By J.W. Schnarr
Residents of Johnson’s Addition who went to the Municipal District of Taber annual general meeting seeking a date for a proposed open house regarding various sewer projects currently in the works for the area left the even disappointed, as there is still no date set for that event.
Ratepayers and members of M.D. council had a chance to discuss the issue further during a report by Jack Dunsmore, director of planning and infrastructure, on the evening of April 28 at M.D. council chambers, where the AGM took place.
In recent months, residents of the small hamlet west of Taber have been hearing about a communal septic field system the M.D. has been looking in to, as well as an option to tie in to the Town of Taber system, which is being explored by the town.
Acting Reeve Dwight Tolton said ultimately, the decision to go with one or the other (or neither) will be up to Johnson’s Addition residents, and that a “50-plus-one” vote would be the deciding factor.
“The goal is to get all of the information together, hold an open house and allow people a month or two to digest it and then get a consensus from residents before making a decision,” said Municipal Administrator Derrick Krizsan.
However, both Tolton and Division 4 Coun. Ben Elfring warned those in attendance that to reject the project now meant M.D. council would consider it a dead issue and move on to other projects.
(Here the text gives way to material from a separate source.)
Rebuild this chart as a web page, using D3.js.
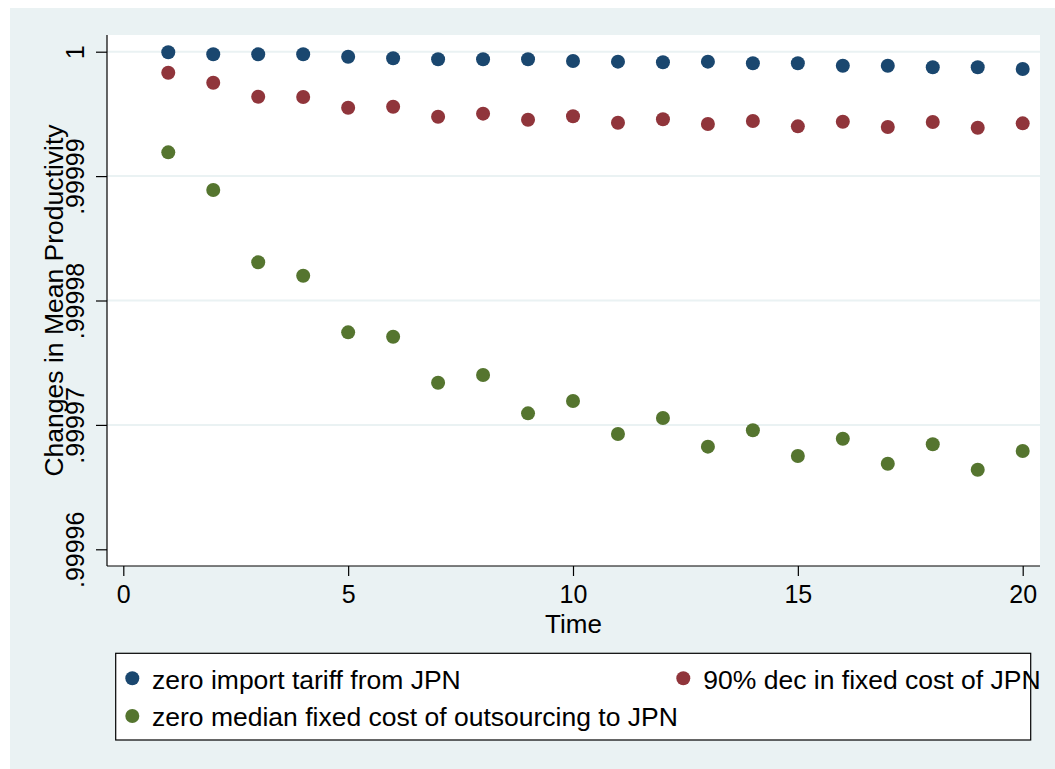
<!DOCTYPE html>
<html>
<head>
<meta charset="utf-8">
<script src="https://cdn.jsdelivr.net/npm/d3@7"></script>
<style>
  html, body { margin: 0; padding: 0; background: #ffffff; }
  svg { display: block; }
  text { font-family: "Liberation Sans", Arial, Helvetica, sans-serif; fill: #000; }
</style>
</head>
<body>
<svg id="chart" width="1055" height="769"></svg>
<script>
// Periods simulated
const periods = d3.range(1, 21);

// Mean productivity relative to baseline, one array per counterfactual
const zeroTariff = [
  0.99999995, 0.99999979, 0.99999979, 0.99999979, 0.99999960,
  0.99999947, 0.99999939, 0.99999939, 0.99999939, 0.99999925,
  0.99999920, 0.99999915, 0.99999920, 0.99999907, 0.99999907,
  0.99999887, 0.99999887, 0.99999875, 0.99999875, 0.99999861
];
const fixedCostCut = [
  0.99999831, 0.99999751, 0.99999638, 0.99999636, 0.99999550,
  0.99999558, 0.99999477, 0.99999502, 0.99999453, 0.99999481,
  0.99999429, 0.99999457, 0.99999419, 0.99999443, 0.99999400,
  0.99999437, 0.99999395, 0.99999435, 0.99999389, 0.99999424
];
const zeroOutsourcing = [
  0.99999191, 0.99998888, 0.99998307, 0.99998199, 0.99997744,
  0.99997709, 0.99997339, 0.99997401, 0.99997093, 0.99997192,
  0.99996927, 0.99997055, 0.99996825, 0.99996957, 0.99996750,
  0.99996889, 0.99996688, 0.99996844, 0.99996640, 0.99996790
];

const seriesNames = [
  "zero import tariff from JPN",
  "90% dec in fixed cost of JPN",
  "zero median fixed cost of outsourcing to JPN"
];
const seriesColors = ["#1a476f", "#90353b", "#55752f"];

const xTicks = [0, 5, 10, 15, 20];
const yTicks = [0.99996, 0.99997, 0.99998, 0.99999, 1];
const yTickLabels = [".99996", ".99997", ".99998", ".99999", "1"];
const yGridTicks = [0.99997, 0.99998, 0.99999, 1];

const svg = d3.select("#chart");

// Graph region and plot region
const plot = { left: 107, right: 1040, top: 35, bottom: 566 };

svg.append("rect")
  .attr("x", 10).attr("y", 8)
  .attr("width", 1045).attr("height", 761)
  .attr("fill", "#eaf2f3");

svg.append("rect")
  .attr("x", plot.left).attr("y", plot.top)
  .attr("width", plot.right - plot.left).attr("height", plot.bottom - plot.top)
  .attr("fill", "#ffffff");

const x = d3.scaleLinear().domain([0, 20]).range([123.3, 1022.7]);
const y = d3.scaleLinear().domain([0.99996, 1]).range([549.3, 51.7]);

// Horizontal grid lines
svg.append("g")
  .selectAll("line")
  .data(yGridTicks)
  .join("line")
  .attr("x1", plot.left).attr("x2", plot.right)
  .attr("y1", d => y(d)).attr("y2", d => y(d))
  .attr("stroke", "#eaf2f3")
  .attr("stroke-width", 2);

// Y axis
const yAxis = d3.axisLeft(y)
  .tickValues(yTicks)
  .tickFormat((d, i) => yTickLabels[i])
  .tickSize(11)
  .tickPadding(0);

const gy = svg.append("g")
  .attr("transform", `translate(${plot.left},0)`)
  .call(yAxis);
gy.select(".domain").remove();
gy.selectAll(".tick line").attr("stroke", "#000").attr("stroke-width", 1.2);
gy.selectAll(".tick text")
  .attr("x", null).attr("dy", null)
  .attr("transform", "translate(-23,0) rotate(-90)")
  .attr("text-anchor", "middle")
  .attr("font-size", 25)
  .attr("font-family", "Liberation Sans, Arial, sans-serif")
  .attr("fill", "#000");

svg.append("line")
  .attr("x1", plot.left).attr("x2", plot.left)
  .attr("y1", plot.top).attr("y2", plot.bottom)
  .attr("stroke", "#000").attr("stroke-width", 1.2);

// X axis
const xAxis = d3.axisBottom(x)
  .tickValues(xTicks)
  .tickFormat(d3.format("d"))
  .tickSize(10)
  .tickPadding(0);

const gx = svg.append("g")
  .attr("transform", `translate(0,${plot.bottom})`)
  .call(xAxis);
gx.select(".domain").remove();
gx.selectAll(".tick line").attr("stroke", "#000").attr("stroke-width", 1.2);
gx.selectAll(".tick text")
  .attr("y", 37).attr("dy", null)
  .attr("font-size", 25)
  .attr("font-family", "Liberation Sans, Arial, sans-serif")
  .attr("fill", "#000");

svg.append("line")
  .attr("x1", plot.left).attr("x2", plot.right)
  .attr("y1", plot.bottom).attr("y2", plot.bottom)
  .attr("stroke", "#000").attr("stroke-width", 1.2);

// Axis titles
svg.append("text")
  .attr("transform", `translate(63,${(plot.top + plot.bottom) / 2}) rotate(-90)`)
  .attr("text-anchor", "middle")
  .attr("font-size", 26.5)
  .text("Changes in Mean Productivity");

svg.append("text")
  .attr("x", (plot.left + plot.right) / 2)
  .attr("y", 633)
  .attr("text-anchor", "middle")
  .attr("font-size", 26)
  .text("Time");

// Scatter markers
const allSeries = [zeroTariff, fixedCostCut, zeroOutsourcing];
allSeries.forEach((vals, s) => {
  svg.append("g")
    .selectAll("circle")
    .data(periods.map((t, i) => ({ t, v: vals[i] })))
    .join("circle")
    .attr("cx", d => x(d.t))
    .attr("cy", d => y(d.v))
    .attr("r", 7)
    .attr("fill", seriesColors[s]);
});

// Legend
const legend = svg.append("g");
legend.append("rect")
  .attr("x", 115.7).attr("y", 653.3)
  .attr("width", 915).attr("height", 86.7)
  .attr("fill", "#ffffff")
  .attr("stroke", "#000")
  .attr("stroke-width", 1.2);

const legendPos = [
  { mx: 132.3, my: 678.3, tx: 152, ty: 689.3 },
  { mx: 683.3, my: 678.3, tx: 703.3, ty: 689.3 },
  { mx: 132.3, my: 716, tx: 152, ty: 725.7 }
];
seriesNames.forEach((name, i) => {
  const p = legendPos[i];
  legend.append("circle")
    .attr("cx", p.mx).attr("cy", p.my).attr("r", 7)
    .attr("fill", seriesColors[i]);
  legend.append("text")
    .attr("x", p.tx).attr("y", p.ty)
    .attr("font-size", 26.5)
    .text(name);
});
</script>
</body>
</html>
“You get one chance at it,” he said. “Let me tell you, if it’s the third option (no system at all), it won’t ever come back in my lifetime. We’ve put a lot of work and time and effort to get to where we are now so if No is the answer, don’t come back in a year or two.”
“We’re cheap,” he added. “If we don’t have to spend the money, we won’t.”
Johnson’s Addition has had septic issues in the past, along with drainage issues, and both the M.D. and town have been seeking ways to alleviate those issues. However, some comments from ratepayers in attendance seemed to point to a divide within the community as to whether a large, expensive septic system is really what is needed in the community.
One comment involved a ratepayer who told council the need for the project was being pushed by a minority of ratepayers in the area, and that many who live in the hamlet had spent thousands of dollars upgrading their own septic systems while others did not. There was a worry the residents who had looked after their own septic issue would end up subsidizing those who hadn’t.
Tolton said he had heard of a number of issues in the past several years, including flooding and high water tables.
Division 1 Coun. Merrill Harris said council had originally hoped to hold an open house at the end of March, but there was still a number of questions which needed to be answered, including costs.
“We want to come to you and say, ‘this is what we can do’,” he said.
“The approach we’ve taken with this is that we are gathering all the information and we can make a decent presentation. If it’s viable, and something you like, and it’s a benefit, (council will move ahead with the project). If it isn’t, we’ve spent some money and gone through some work just to educate ourselves.”